At the same time, I could see somebody who read Majestic World reading the new book and saying “Yawn! Another Colonel behaving inappropriately towards the protagonist. Give us something new, Berthold!”
But I can guarantee it won’t be the same thing over again. Trust me.
What do you think? Should an author revisit a concept similar to one they’ve written before, if they feel like they can write it better this time, or is it best to try to break new ground?
Hmm, great question and insightful attempt to answer it! I like the Huston quote. I think us writers should take advantage of the fact that we can literally rewrite the past. If the context is different enough and it makes sense in the story like you say, no one will care if it has a similar feel to some other scene in some other book (what bit of writing doesn’t?) and you may end up doing more good than naught if you try to insert something more artificial.
All one writer’s opinion, of course!
Thanks very much! Glad to hear your take on it. One thing that has impressed me about your short stories is how different they are from one another, especially given that they’ve been written in such short order. I would have probably ended up doing different “riffs” on the same idea if I tried that.
Appreciate the kind words! I think you’d be surprised if you were to take on the challenge. I know I had the same feelings when I started, and I still do…worried that I’ll eventually hit a repeat. I’m only six down, but so far, so good! I think reading as widely and as diversely as possible has also helped in this respect.
I think you can do whatever you feel makes sense for the story. If that’s a similar scene, then so be it. On the other hand, if it’s nagging at you enough, that might be a sign you’re not completely comfortable with it. I’ve learned that if something nags at me in one of my books, it will continue to nag at me, even after it’s published. So now I try to change it before the story gets too involved where change becomes difficult.
In that event, is there a way you could modify the confrontation a bit? Maybe have their power struggle not be sexual but instead be because of some other connection the two have?
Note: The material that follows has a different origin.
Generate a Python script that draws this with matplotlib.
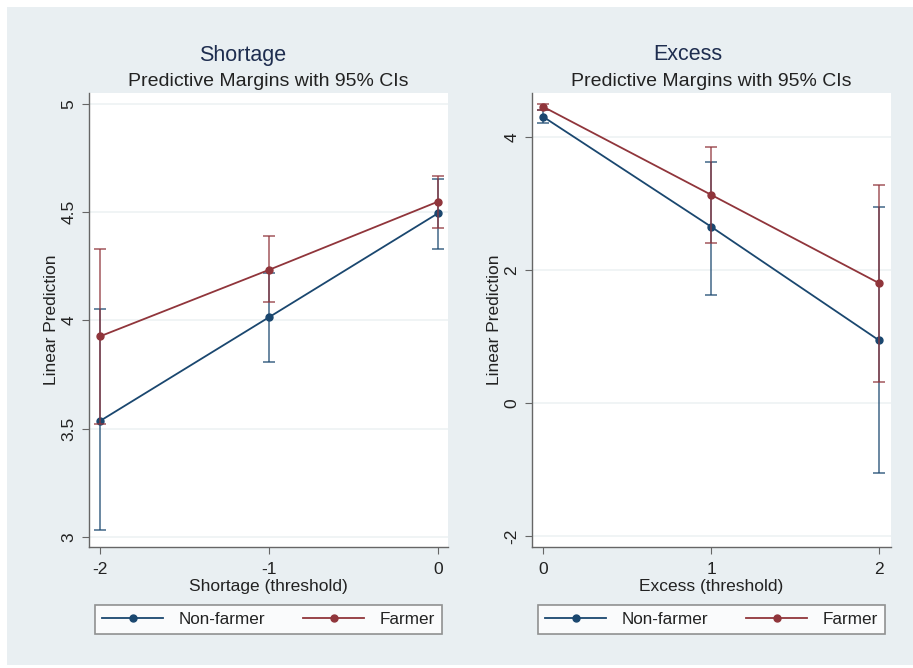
import numpy as np
import matplotlib
matplotlib.use("Agg")
from matplotlib import pyplot as plt
from matplotlib.patches import Rectangle

plt.rcParams['font.family'] = ['Liberation Sans', 'DejaVu Sans']

# Shortage panel
short_x = [-2, -1, 0]
short_nf = [3.535, 4.014, 4.494]
short_nf_lo = [3.03, 3.807, 4.33]
short_nf_hi = [4.05, 4.22, 4.655]
short_f = [3.926, 4.233, 4.548]
short_f_lo = [3.52, 4.083, 4.426]
short_f_hi = [4.33, 4.39, 4.668]

# Excess panel
exc_x = [0, 1, 2]
exc_nf = [4.305, 2.65, 0.94]
exc_nf_lo = [4.21, 1.62, -1.05]
exc_nf_hi = [4.40, 3.63, 2.95]
exc_f = [4.455, 3.13, 1.80]
exc_f_lo = [4.40, 2.41, 0.32]
exc_f_hi = [4.50, 3.85, 3.28]

navy = '#1a476f'
maroon = '#90353b'
bg = '#e9eff2'
grid_c = '#edf2f3'
W, H = 913, 668

fig = plt.figure(figsize=(9.13, 6.68), dpi=100, facecolor='white')
fig.patches.append(Rectangle((7 / W, 3 / H), 1 - 7 / W, (661 - 3) / H,
                             transform=fig.transFigure, facecolor=bg,
                             edgecolor='none', zorder=-10))


def panel(left, xs, nf, nf_lo, nf_hi, f, f_lo, f_hi, xlim, ylim, yticks,
          yticklabels, title, xlabel, title_x):
    ax = fig.add_axes([left / W, 121 / H, 359 / W, 454 / H])
    ax.set_facecolor('white')
    for vals, lo, hi, c, lab in [(nf, nf_lo, nf_hi, navy, 'Non-farmer'),
                                 (f, f_lo, f_hi, maroon, 'Farmer')]:
        vals = np.array(vals)
        err = [vals - np.array(lo), np.array(hi) - vals]
        ax.errorbar(xs, vals, yerr=err, fmt='none', ecolor=c, elinewidth=1.3,
                    capsize=4, capthick=1.3, alpha=0.7)
        ax.plot(xs, vals, color=c, lw=1.3, marker='o', markersize=5,
                label=lab)
    ax.set_xlim(*xlim)
    ax.set_ylim(*ylim)
    ax.set_xticks(xs)
    ax.set_xticklabels([str(v) for v in xs])
    ax.set_yticks(yticks)
    ax.set_yticklabels(yticklabels, rotation=90, va='center')
    ax.yaxis.grid(True, color=grid_c, lw=1.2)
    ax.set_axisbelow(True)
    for s in ['top', 'right']:
        ax.spines[s].set_visible(False)
    for s in ['left', 'bottom']:
        ax.spines[s].set_color('#666666')
        ax.spines[s].set_linewidth(1.0)
    ax.tick_params(axis='both', length=5, color='#666666', labelsize=12.5,
                   labelcolor='#222222', pad=4)
    ax.tick_params(axis='x', pad=6)
    ax.set_xlabel(xlabel, fontsize=12.5, color='#222222', labelpad=1)
    ax.set_ylabel('Linear Prediction', fontsize=12.5, color='#222222',
                  labelpad=2)
    fig.text(title_x / W, 1 - 55 / H, title, fontsize=15.5, color='#1e2d4f',
             ha='center', va='center')
    fig.text((left + 179.5) / W, 1 - 82 / H,
             'Predictive Margins with 95% CIs', fontsize=14,
             color='#222222', ha='center', va='center')
    leg = ax.legend(loc='center', bbox_to_anchor=(0.017, -0.196, 0.966, 0.073),
                    mode='expand', ncol=2, fontsize=12.3, frameon=True,
                    fancybox=False, edgecolor='#777777', handlelength=3.6,
                    handletextpad=0.9, borderaxespad=0, columnspacing=2,
                    borderpad=0.4)
    leg.get_frame().set_linewidth(1.2)
    for t in leg.get_texts():
        t.set_color('#222222')
    return ax


panel(89, short_x, short_nf, short_nf_lo, short_nf_hi, short_f, short_f_lo,
      short_f_hi, (-2.065, 0.06), (2.953, 5.05), [3, 3.5, 4, 4.5, 5],
      ['3', '3.5', '4', '4.5', '5'], 'Shortage', 'Shortage (threshold)', 243)
panel(532, exc_x, exc_nf, exc_nf_lo, exc_nf_hi, exc_f, exc_f_lo, exc_f_hi,
      (-0.065, 2.07), (-2.165, 4.66), [-2, 0, 2, 4],
      ['-2', '0', '2', '4'], 'Excess', 'Excess (threshold)', 688)

fig.savefig('out.png', dpi=100, facecolor='white')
Maybe they have a shared interest or a shared acquaintance or something else that he could present to her that would violate protocol were she to go along with his request or suggestion. Not sure if that would apply here, but it’s just a thought.
Either way, good luck!
Hmm, that’s a good idea… And may fit nicely with another, unrelated plot issue I’ve been trying to resolve. Thanks very much for the suggestion!
I don’t see a problem with it. Doesn’t an artist repaint the same scene over and over, to try and get it right?